Les fresques du XIIème qui ornent l'abside de la chapelle haute présentent un Christ en majesté entouré des 4 évangélistes et au-dessous deux figures d'anges.
Des armoires à reliques sont creusées dans les piliers de la deuxième travée. Elles servaient à garder les reliques de saint Abdon et saint Sennen.
La façade comporte un portail avec un linteau de granit en forme de bâtière, portant l’alpha et l’oméga et les lettres AA. Il appartient peut-être à l’église du XIème siècle.
Le décor sculpté dans le tympan est lui du XIème et représente un Christ en gloire entouré des symboles des évangélistes, ce que l’on appelle les 4 vivants.

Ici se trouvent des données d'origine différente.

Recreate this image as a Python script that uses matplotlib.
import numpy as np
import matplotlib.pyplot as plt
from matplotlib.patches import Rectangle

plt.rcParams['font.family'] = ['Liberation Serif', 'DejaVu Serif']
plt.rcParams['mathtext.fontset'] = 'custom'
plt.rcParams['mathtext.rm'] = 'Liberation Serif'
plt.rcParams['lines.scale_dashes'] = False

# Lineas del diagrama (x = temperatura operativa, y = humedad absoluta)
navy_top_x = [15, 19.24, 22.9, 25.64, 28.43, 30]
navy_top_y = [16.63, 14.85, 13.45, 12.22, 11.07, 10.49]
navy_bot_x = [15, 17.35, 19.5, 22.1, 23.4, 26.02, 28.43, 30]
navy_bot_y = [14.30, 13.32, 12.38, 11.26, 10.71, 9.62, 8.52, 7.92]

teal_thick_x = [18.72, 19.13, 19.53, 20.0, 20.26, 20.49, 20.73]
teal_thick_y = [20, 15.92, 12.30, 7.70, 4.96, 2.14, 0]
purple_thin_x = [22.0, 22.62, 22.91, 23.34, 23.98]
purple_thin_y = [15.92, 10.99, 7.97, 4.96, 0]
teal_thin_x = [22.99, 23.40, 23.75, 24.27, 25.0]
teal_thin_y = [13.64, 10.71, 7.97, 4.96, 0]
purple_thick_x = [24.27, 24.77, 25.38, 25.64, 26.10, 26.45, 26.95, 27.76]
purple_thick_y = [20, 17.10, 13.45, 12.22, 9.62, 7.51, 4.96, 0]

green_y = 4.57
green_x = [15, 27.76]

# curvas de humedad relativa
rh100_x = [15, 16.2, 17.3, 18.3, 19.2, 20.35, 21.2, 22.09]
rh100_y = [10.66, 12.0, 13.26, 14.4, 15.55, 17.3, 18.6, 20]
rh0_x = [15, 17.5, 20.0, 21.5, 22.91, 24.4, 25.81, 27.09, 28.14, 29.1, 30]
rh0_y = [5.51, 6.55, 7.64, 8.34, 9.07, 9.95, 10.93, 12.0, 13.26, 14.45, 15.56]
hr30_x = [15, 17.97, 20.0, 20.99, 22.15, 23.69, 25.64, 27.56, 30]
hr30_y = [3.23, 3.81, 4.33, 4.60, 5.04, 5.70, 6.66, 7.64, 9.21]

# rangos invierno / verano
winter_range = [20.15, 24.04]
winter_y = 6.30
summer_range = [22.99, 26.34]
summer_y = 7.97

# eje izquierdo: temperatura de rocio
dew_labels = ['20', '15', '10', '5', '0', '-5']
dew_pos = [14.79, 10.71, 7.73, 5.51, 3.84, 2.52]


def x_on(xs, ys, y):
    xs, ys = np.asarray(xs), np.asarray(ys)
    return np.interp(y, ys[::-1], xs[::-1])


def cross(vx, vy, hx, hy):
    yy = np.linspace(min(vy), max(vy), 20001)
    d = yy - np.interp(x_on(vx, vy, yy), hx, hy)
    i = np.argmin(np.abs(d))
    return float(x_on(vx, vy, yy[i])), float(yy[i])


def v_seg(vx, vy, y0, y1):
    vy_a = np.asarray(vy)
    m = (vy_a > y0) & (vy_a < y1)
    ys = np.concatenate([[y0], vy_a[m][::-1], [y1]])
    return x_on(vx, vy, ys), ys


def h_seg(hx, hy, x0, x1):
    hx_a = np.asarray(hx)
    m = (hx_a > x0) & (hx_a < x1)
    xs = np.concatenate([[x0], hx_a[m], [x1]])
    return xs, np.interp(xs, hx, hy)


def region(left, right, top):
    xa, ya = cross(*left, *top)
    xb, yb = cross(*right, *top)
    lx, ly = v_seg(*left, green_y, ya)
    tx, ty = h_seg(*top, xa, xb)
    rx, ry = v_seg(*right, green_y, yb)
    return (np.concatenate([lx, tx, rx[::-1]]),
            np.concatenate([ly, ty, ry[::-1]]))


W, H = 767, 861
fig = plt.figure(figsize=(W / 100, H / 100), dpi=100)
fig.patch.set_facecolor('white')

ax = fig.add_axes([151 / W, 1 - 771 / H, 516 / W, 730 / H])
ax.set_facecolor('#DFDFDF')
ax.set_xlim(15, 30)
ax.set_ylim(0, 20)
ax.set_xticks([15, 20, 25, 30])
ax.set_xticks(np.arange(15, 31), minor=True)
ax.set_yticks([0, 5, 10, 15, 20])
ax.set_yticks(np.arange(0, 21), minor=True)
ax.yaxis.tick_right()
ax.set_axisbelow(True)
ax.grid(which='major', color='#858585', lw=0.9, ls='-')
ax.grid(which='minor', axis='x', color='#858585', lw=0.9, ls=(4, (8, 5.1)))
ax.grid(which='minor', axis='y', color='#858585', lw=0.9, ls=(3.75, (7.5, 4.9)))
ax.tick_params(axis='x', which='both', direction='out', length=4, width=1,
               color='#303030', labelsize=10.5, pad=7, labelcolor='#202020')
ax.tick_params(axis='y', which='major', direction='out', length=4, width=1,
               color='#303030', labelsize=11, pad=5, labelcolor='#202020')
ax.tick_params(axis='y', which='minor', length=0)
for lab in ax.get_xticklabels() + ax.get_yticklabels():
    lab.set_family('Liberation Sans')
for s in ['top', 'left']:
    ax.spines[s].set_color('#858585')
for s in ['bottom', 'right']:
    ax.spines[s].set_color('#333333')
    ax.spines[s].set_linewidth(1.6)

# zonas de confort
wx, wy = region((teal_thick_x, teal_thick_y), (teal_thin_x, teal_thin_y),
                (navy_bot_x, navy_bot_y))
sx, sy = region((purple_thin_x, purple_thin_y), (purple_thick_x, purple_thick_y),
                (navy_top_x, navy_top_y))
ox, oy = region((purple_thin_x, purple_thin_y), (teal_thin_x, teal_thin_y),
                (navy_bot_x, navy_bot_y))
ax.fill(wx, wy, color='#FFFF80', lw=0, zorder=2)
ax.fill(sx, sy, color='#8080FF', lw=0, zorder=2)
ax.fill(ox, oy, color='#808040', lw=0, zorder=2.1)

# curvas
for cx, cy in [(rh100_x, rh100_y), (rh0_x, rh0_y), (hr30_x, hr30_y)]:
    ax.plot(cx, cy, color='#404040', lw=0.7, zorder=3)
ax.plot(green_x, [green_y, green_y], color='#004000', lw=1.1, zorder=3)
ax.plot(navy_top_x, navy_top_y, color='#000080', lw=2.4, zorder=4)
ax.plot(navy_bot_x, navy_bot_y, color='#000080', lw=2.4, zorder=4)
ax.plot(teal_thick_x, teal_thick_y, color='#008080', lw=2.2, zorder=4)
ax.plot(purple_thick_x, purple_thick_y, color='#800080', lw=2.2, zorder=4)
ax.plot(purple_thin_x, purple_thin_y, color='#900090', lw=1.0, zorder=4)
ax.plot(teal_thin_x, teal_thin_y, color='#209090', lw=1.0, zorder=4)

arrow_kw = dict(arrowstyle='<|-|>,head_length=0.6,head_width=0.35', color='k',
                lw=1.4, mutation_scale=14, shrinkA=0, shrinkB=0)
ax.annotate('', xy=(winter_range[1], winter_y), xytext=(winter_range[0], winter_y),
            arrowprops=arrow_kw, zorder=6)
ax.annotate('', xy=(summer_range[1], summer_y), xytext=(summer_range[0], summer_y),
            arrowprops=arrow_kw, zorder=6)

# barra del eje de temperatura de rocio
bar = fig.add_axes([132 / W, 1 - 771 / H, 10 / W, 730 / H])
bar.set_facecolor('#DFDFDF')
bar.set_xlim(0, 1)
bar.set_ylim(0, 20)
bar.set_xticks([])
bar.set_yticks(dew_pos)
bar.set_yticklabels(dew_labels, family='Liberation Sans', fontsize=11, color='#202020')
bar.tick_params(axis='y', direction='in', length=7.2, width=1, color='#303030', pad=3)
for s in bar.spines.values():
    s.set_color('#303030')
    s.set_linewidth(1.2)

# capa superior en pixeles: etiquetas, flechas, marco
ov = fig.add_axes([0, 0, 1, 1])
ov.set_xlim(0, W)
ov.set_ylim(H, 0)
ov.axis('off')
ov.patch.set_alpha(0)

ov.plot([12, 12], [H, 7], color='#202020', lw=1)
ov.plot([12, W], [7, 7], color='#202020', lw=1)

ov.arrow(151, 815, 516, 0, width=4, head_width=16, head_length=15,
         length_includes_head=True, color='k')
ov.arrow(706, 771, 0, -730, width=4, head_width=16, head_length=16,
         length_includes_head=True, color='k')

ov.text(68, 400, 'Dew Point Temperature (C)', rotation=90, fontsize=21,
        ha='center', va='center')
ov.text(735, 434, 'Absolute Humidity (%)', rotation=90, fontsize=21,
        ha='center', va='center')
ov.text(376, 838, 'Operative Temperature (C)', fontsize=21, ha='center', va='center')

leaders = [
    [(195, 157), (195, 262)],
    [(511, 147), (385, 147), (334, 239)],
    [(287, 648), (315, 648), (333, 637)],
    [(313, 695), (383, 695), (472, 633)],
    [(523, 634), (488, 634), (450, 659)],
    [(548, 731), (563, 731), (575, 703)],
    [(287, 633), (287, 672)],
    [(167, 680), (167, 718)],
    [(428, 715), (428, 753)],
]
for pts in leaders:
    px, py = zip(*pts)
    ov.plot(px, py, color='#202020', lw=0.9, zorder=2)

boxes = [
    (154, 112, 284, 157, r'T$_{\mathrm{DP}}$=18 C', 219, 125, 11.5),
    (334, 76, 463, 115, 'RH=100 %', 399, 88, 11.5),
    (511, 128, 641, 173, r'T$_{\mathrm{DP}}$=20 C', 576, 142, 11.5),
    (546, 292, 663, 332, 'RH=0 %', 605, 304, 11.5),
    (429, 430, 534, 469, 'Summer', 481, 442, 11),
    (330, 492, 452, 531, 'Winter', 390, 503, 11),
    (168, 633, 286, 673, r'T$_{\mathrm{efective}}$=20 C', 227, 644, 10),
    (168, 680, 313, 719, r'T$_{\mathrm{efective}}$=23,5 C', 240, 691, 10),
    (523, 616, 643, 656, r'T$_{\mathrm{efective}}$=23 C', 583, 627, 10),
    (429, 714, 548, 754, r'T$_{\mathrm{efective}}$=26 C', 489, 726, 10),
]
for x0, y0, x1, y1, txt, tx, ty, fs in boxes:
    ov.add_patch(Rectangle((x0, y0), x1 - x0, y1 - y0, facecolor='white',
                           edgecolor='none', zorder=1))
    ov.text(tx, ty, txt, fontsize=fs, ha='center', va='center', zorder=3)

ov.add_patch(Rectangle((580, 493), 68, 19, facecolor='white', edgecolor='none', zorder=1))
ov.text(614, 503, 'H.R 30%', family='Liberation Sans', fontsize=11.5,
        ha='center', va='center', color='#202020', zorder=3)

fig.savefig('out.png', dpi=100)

Au-dessus, au sommet de la façade, une série d’arcatures caractéristiques du style lombard du premier art roman, ensemble de dix grandes baies cintrées dont deux seulement sont à claire-voie. Cet ensemble est surmonté par un pignon orné d'une galerie d'arcades aveugles.
La contre–abside de l’église possède une chapelle haute située au-dessus du portail, où l’on accédait par un escalier à double volée. Cette chapelle est dédiée à saint Michel et aux archanges. Elle est décorée de fresques du XIIème siècle.
Les tours de défense du XIème siècle étaient au nombre de 4 : à l’ouest les deux clochers de l’église (un seul subsiste) , à l’ouest les deux tours de défense qui encadrent le parvis.